Mark Mench does a mean Billy Zane impersonation in the lead role as Bret Packard. Packard is a star with the South Carolina Devils. He’s seemingly done all he can do in the game and is looking for new angles to find satisfaction. Rather than try out new positions or set lofty on-field goals for himself, Packard takes to messing with the lives of those he’s surrounded by. He dabbles in hard drugs, sets up teammates to tempt them into cheating on their spouses, deflowers his young babysitter and shrugs her off and is a grade-A jerk to almost everyone he encounters. Angry and cruel, Packard is a possessed man who, like Christopher Nolan’s take on the Joker, acts with little reason other than to blanket himself in chaos.
Kraus does a fantastic job at creating the film’s dank mood. Although the small budget shows through at times in small ways, the director wisely focuses on the characters’ lives rather than a whole lot of on-field antics that would’ve been costly to stage properly. Although a movie that focuses on baseball players, it’s not about the game as much as it is a study in internal anarchy.

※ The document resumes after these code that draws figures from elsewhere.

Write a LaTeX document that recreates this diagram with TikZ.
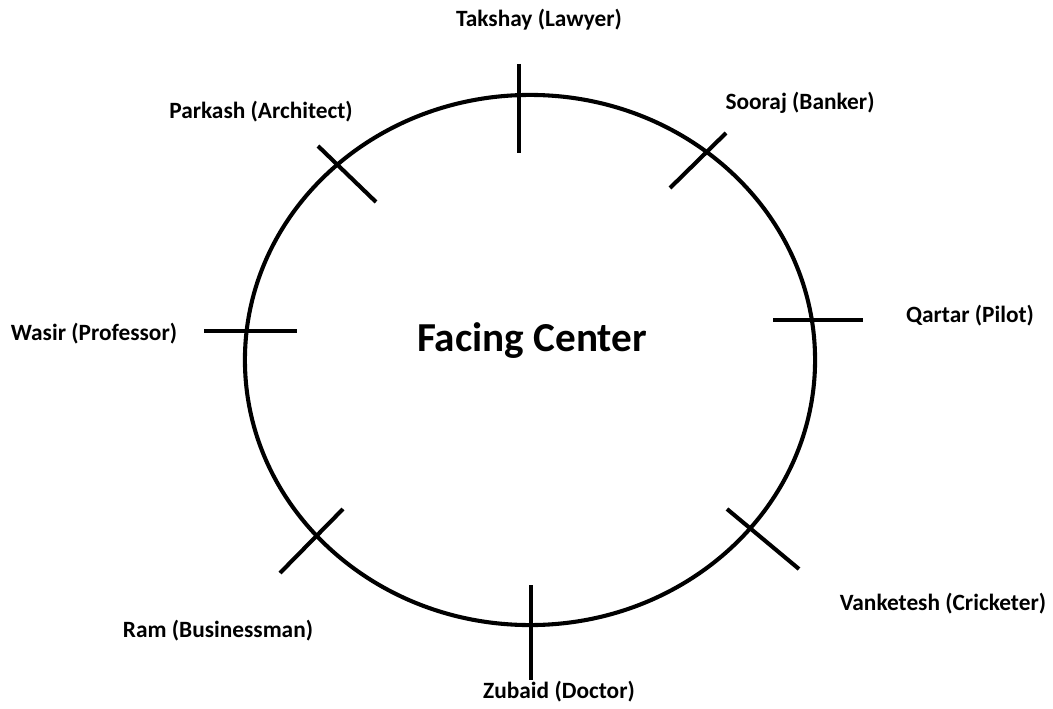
\documentclass[tikz,border=0pt]{standalone}
\usepackage{fontspec}
\setmainfont{Carlito}
\usepackage{tikz}
\usetikzlibrary{shapes,positioning}
\tikzstyle{seatmark}=[line width=2.9pt]
\tikzstyle{person}  =[font=\bfseries\fontsize{16.6}{19}\selectfont,
                      inner sep=0pt, outer sep=0pt]

\begin{document}
\begin{tikzpicture}[x=0.025cm,y=-0.025cm]
\useasboundingbox (0,0) rectangle (1053,709);
%%%%%%%%%%%%%%%%%%%%%%%%%%%%%%%%%%%%%%%%%%%%%%%%
%%%%%%%%%%           Table            %%%%%%%%%%
%%%%%%%%%%%%%%%%%%%%%%%%%%%%%%%%%%%%%%%%%%%%%%%%
\node (table) [ellipse, draw, line width=2.9pt, minimum width=14.25cm,
               minimum height=13.25cm] at (530,360){};
\node (centre) [font=\bfseries\fontsize{29.3}{34}\selectfont, inner sep=0pt]
      at (532,341){Facing Center};

%%%%%%%%%%%%%%%%%%%%%%%%%%%%%%%%%%%%%%%%%%%%%%%%
%%%%%%%%%%           Seats            %%%%%%%%%%
%%%%%%%%%%%%%%%%%%%%%%%%%%%%%%%%%%%%%%%%%%%%%%%%
\foreach \s/\xa/\ya/\xb/\yb in {lawyer/519/64/519/153, banker/670/188/726/133,
        pilot/773/320/863/320, cricketer/727/509/799/569,
        doctor/531/585/531/680, business/280/573/343/509,
        professor/204/331/297/331, architect/318/146/376/202}
{
	\coordinate (\s-a) at (\xa,\ya);
	\coordinate (\s-b) at (\xb,\yb);
	\draw [seatmark] (\s-a) -- (\s-b);
}

%%%%%%%%%%%%%%%%%%%%%%%%%%%%%%%%%%%%%%%%%%%%%%%%
%%%%%%%%%%           Names            %%%%%%%%%%
%%%%%%%%%%%%%%%%%%%%%%%%%%%%%%%%%%%%%%%%%%%%%%%%
\node (lawyer)    [person] at (539,20) {Takshay (Lawyer)};
\node (banker)    [person] at (800,103){Sooraj (Banker)};
\node (pilot)     [person] at (970,316){Qartar (Pilot)};
\node (cricketer) [person] at (943,604){Vanketesh (Cricketer)};
\node (doctor)    [person] at (559,692){Zubaid (Doctor)};
\node (business)  [person] at (218,631){Ram (Businessman)};
\node (professor) [person] at (94,334) {Wasir (Professor)};
\node (architect) [person] at (261,112){Parkash (Architect)};

\end{tikzpicture}
\end{document}
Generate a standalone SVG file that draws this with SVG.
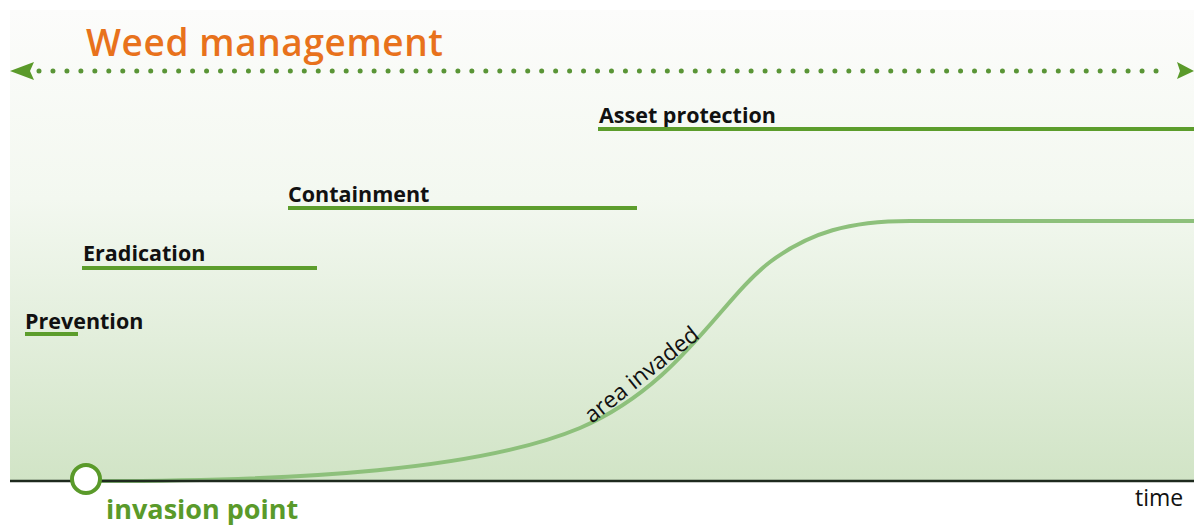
<svg xmlns="http://www.w3.org/2000/svg" width="1194" height="527" viewBox="0 0 1194 527">
  <defs>
    <linearGradient id="field" x1="0" y1="0" x2="0" y2="1">
      <stop offset="0" stop-color="#fcfcfb"/>
      <stop offset="0.4" stop-color="#f3f8f0"/>
      <stop offset="1" stop-color="#d1e4c6"/>
    </linearGradient>
  </defs>
  <style>
    .label { font-family: "Open Sans", "Liberation Sans", sans-serif; font-weight: 700; font-size: 21.5px; fill: #111; }
    .bar { stroke: #5c9d2c; stroke-width: 4; fill: none; }
    .title { font-family: "Open Sans", "Liberation Sans", sans-serif; font-weight: 600; font-size: 37px; letter-spacing: 0.6px; fill: #e8721c; }
    .plain { font-family: "Open Sans", "Liberation Sans", sans-serif; font-size: 23px; fill: #111; }
  </style>

  <!-- background panel -->
  <rect x="0" y="0" width="1194" height="527" fill="#ffffff"/>
  <rect x="10" y="10" width="1184" height="471" fill="url(#field)"/>

  <!-- title -->
  <text class="title" x="86" y="56">Weed management</text>

  <!-- management span arrow -->
  <g id="span-arrow">
    <line x1="39" y1="71" x2="1170" y2="71" stroke="#5a9536" stroke-width="5" stroke-linecap="round" stroke-dasharray="0 13.963"/>
    <path d="M10,71 L34,62 L30,71 L34,80 Z" fill="#5a9a2a"/>
    <path d="M1194,71 L1177,62 L1180,71 L1177,79 Z" fill="#5a9a2a"/>
  </g>

  <!-- area invaded curve -->
  <g id="connectors">
    <path id="curve" d="M100,481 C300,481 480,470 580,428 C680,385 720,300 770,262 C810,232 850,221 910,221 L1194,221" fill="none" stroke="#8dc07b" stroke-width="4"/>
  </g>
  <text class="plain" font-size="24.5" transform="translate(592,424) rotate(-38.5)">area invaded</text>

  <!-- management phases -->
  <g id="asset-protection">
    <text class="label" x="599" y="123">Asset protection</text>
    <line class="bar" x1="598" y1="129" x2="1194" y2="129"/>
  </g>
  <g id="containment">
    <text class="label" x="288" y="202">Containment</text>
    <line class="bar" x1="288" y1="208" x2="637" y2="208"/>
  </g>
  <g id="eradication">
    <text class="label" x="83" y="261">Eradication</text>
    <line class="bar" x1="82" y1="268" x2="317" y2="268"/>
  </g>
  <g id="prevention">
    <text class="label" x="25" y="329">Prevention</text>
    <line class="bar" x1="25" y1="334" x2="78" y2="334"/>
  </g>

  <!-- time axis -->
  <g id="axis">
    <line x1="10" y1="481" x2="1194" y2="481" stroke="#1e2a1e" stroke-width="2.5"/>
    <text class="plain" x="1135" y="506">time</text>
  </g>

  <!-- invasion point -->
  <g id="invasion-point">
    <circle cx="86" cy="479" r="14" fill="#ffffff" stroke="#5a9a2a" stroke-width="4"/>
    <text x="106" y="519" font-family="Open Sans, Liberation Sans, sans-serif" font-weight="700" font-size="27" fill="#5a9a2a">invasion point</text>
  </g>
</svg>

At times the film slips into lulls, filled with dialogue that’s not overly interesting. Much of this is done by the supporting characters who don’t have nearly as juicy a part as Packard. But even he sometimes starts to ramble on incoherently.
Ball of Wax is a mental horror disguised as a baseball drama. It’s a strong, albeit uneven at times, study of the human psyche when it’s constantly put under the pressures of performing highly on a daily basis both on the baseball field and as a famous public figure.